● Work required
How does the data below read from its first line through the line containing "7000, 8000, 9000];"? Print those lines exactly.

● Data
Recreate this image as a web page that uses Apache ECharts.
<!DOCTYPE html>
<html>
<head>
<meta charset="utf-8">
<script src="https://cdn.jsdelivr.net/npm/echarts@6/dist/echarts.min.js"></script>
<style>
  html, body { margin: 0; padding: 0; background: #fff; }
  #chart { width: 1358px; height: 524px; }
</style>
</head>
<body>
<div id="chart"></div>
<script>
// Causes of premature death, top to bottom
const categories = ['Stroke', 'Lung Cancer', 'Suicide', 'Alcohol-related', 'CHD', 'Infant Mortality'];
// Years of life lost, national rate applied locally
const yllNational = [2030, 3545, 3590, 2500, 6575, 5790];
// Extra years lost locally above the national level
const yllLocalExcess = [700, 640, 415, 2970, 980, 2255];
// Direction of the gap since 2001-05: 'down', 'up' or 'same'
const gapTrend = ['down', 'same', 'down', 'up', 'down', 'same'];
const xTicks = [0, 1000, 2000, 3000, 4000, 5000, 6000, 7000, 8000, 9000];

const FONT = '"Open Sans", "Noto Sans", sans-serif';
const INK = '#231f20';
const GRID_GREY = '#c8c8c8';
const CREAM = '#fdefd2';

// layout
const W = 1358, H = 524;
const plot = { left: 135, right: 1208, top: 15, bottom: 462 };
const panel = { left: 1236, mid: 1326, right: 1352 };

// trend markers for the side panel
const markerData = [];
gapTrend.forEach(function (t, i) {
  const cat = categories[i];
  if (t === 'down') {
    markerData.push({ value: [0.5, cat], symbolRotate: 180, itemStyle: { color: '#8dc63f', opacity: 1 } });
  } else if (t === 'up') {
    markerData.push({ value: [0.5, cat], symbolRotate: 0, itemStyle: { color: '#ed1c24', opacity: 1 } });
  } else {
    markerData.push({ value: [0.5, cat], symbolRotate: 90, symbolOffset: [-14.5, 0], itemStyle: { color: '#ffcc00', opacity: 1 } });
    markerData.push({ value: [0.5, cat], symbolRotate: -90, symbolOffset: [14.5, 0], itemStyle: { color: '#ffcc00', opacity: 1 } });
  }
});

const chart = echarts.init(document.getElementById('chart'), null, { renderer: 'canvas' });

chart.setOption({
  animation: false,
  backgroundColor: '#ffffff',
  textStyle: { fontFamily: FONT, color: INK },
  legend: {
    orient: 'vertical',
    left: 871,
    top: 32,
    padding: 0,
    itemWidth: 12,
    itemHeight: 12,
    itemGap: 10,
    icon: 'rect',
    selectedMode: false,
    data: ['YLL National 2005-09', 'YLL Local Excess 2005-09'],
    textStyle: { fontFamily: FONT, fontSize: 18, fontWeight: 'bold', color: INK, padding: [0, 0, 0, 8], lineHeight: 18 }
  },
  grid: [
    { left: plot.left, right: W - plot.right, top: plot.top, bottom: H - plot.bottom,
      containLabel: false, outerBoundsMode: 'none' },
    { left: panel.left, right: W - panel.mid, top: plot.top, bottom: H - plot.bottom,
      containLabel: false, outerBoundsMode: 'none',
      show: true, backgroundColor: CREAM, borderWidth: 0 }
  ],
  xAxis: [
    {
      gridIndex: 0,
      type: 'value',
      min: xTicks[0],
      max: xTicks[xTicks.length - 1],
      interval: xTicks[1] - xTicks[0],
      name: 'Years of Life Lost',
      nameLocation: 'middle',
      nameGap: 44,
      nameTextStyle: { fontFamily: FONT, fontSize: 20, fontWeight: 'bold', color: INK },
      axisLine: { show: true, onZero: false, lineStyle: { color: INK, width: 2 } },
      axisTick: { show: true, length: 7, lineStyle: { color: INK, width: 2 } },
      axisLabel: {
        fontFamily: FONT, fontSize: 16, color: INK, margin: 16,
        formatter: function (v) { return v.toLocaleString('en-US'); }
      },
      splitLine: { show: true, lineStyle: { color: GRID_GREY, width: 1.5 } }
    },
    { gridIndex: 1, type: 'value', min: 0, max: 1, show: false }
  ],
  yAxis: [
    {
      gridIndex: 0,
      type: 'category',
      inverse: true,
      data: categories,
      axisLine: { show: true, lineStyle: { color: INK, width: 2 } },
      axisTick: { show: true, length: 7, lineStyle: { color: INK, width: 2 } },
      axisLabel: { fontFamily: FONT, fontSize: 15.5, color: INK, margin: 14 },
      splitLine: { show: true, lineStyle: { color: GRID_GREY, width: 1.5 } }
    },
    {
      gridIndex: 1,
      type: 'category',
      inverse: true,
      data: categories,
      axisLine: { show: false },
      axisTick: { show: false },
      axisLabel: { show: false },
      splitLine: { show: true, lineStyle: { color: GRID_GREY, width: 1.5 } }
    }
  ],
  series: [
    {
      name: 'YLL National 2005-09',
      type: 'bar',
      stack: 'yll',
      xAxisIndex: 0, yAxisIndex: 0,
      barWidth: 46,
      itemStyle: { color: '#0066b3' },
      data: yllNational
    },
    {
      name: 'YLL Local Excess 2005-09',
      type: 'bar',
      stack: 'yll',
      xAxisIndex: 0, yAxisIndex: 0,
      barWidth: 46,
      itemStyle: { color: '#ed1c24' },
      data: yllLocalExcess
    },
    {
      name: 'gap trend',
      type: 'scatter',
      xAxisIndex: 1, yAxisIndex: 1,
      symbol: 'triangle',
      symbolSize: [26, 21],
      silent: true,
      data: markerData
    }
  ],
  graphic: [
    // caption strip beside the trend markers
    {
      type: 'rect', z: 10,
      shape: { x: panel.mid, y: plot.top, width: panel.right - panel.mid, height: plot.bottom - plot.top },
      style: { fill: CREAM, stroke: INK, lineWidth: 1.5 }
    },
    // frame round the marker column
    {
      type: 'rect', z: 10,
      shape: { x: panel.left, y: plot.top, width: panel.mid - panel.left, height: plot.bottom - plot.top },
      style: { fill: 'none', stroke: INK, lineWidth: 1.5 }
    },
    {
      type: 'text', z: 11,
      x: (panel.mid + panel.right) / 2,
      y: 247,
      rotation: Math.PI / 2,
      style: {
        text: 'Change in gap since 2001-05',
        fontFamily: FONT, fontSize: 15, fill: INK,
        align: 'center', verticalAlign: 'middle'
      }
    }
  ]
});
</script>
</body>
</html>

● Written solution
Recreate this image as a web page that uses Apache ECharts.
<!DOCTYPE html>
<html>
<head>
<meta charset="utf-8">
<script src="https://cdn.jsdelivr.net/npm/echarts@6/dist/echarts.min.js"></script>
<style>
  html, body { margin: 0; padding: 0; background: #fff; }
  #chart { width: 1358px; height: 524px; }
</style>
</head>
<body>
<div id="chart"></div>
<script>
// Causes of premature death, top to bottom
const categories = ['Stroke', 'Lung Cancer', 'Suicide', 'Alcohol-related', 'CHD', 'Infant Mortality'];
// Years of life lost, national rate applied locally
const yllNational = [2030, 3545, 3590, 2500, 6575, 5790];
// Extra years lost locally above the national level
const yllLocalExcess = [700, 640, 415, 2970, 980, 2255];
// Direction of the gap since 2001-05: 'down', 'up' or 'same'
const gapTrend = ['down', 'same', 'down', 'up', 'down', 'same'];
const xTicks = [0, 1000, 2000, 3000, 4000, 5000, 6000, 7000, 8000, 9000];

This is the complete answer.